Saturday, 8 September 2012

It's our pleasure to have you aboard

Just as the Queen lets her subjects know where she's resting her royal head by flying her flag over her palace or castle rooftop, so with the Vice Commodore of the Royal New Zealand Yacht Squadron and his dear wife now on board we have his ensign hoisted on Enki's port spreader. I'm not sure when we'll next be entertaining such special guests, so please note (if you can make it out against the majesty of the landscape) our extra decoration.

There was a terse exchange between the VC and his wife when she hoisted his ensign upside down one morning (below). Oops. Easily fixed though - and honestly, only a flag officer would know such things.

Flag business aside, the duties involved in this "royal" visit are light. For Andy, they revolve around getting wet, drying off, lifting a can of beer to the lips and, in a departure from tradition, immersion in a Scandinavian thriller. "A complete indulgence," he judges the taste for fiction "but because it's your boat, I don't feel bad."

We are loving having Barb and Andy on board. They're boat people, and the living is easy. After six days, they've stopped looking for clouds  - but we've seen a couple today because, as our barometer and the weather chart tell us, we are pretty close to the centre of a "low" sitting above Rhodes, just across the water. It's a low of 1006 hp, which hardly counts, but still, clouds are something to notice in a sky which for the past two and a half months has been uniformly clear each morning, noon and evening.

Alex and I decided not to do too much with them because a) next week they'll be hobnobbing with Serious Yachting Officials in Southampton and London, and the pace will be wicked and b) who needs it? We've moved only a few short miles from Marmaris as the crow flies, but into another world of rugged mountains, turquoise coves and remarkably few other yachts. They've left their suitcases and fine clothes therein largely untouched. Andy wears nothing much but a Turkish towel cum sarong, bought from our Bozuk Buku floating store (Ceren came by with her boat of wares) and Barb swans about in a bikini most of the day. Alex and I, of course, lead by example.

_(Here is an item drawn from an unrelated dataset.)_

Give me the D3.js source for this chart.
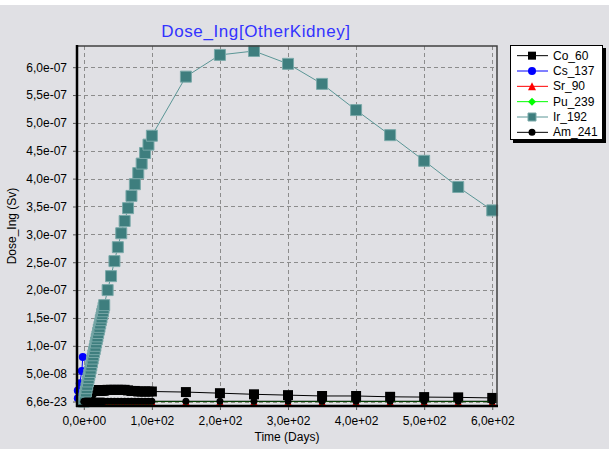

There are a lot of interesting things they won't be seeing on this visit, which I'm sad about. Ephesus, the Lycian tombs, Knidos. But as Alex said, who wants to be clambering over ruins in 30 degrees (only me, I guess)? So we've taken them back to the places we enjoyed when we were in the Hisaronu gulf last week. All low key. All beautiful.

Barb is queen of the castle at Bozuk Buku

A waterfront walk-by at Bozburun
Nosing about the coastline 
There's a little place I mentioned recently, a beach which is spoken of in passing in the Turkish pilot, and we returned there for a night. Alongside us was a homely-looking gulet (carrying families from Istanbul on holiday with their young children) and pulled up on the beach were two Hobie cats. We think it must have been a boys' own adventure holiday - with provisions shipped in to the campsite by an obliging Turk in a fishing dory. The palm trees on the beach, I read in the Lonely Planet guide, are rare - the last remaining populations are found only around this peninsula and on Cyprus. They're called the Datca palm (or phoenix theophrastii, to the botanically minded).

From where we're anchored now, further down the gulf towards our final destination of Keci Buku, I  hear the chatter and music of picnickers on the beach but little else except the turning of pages and shifting of bodies on the cockpit squabs or into the water. This morning, with alarming energy, Barb made scrambled eggs on grilled Turkish bread - the first time a cooked breakfast has been served on Enki, I told her. "I know why," she said, as she climbed out of the galley, searching for the breeze. A  good effort though, Barb.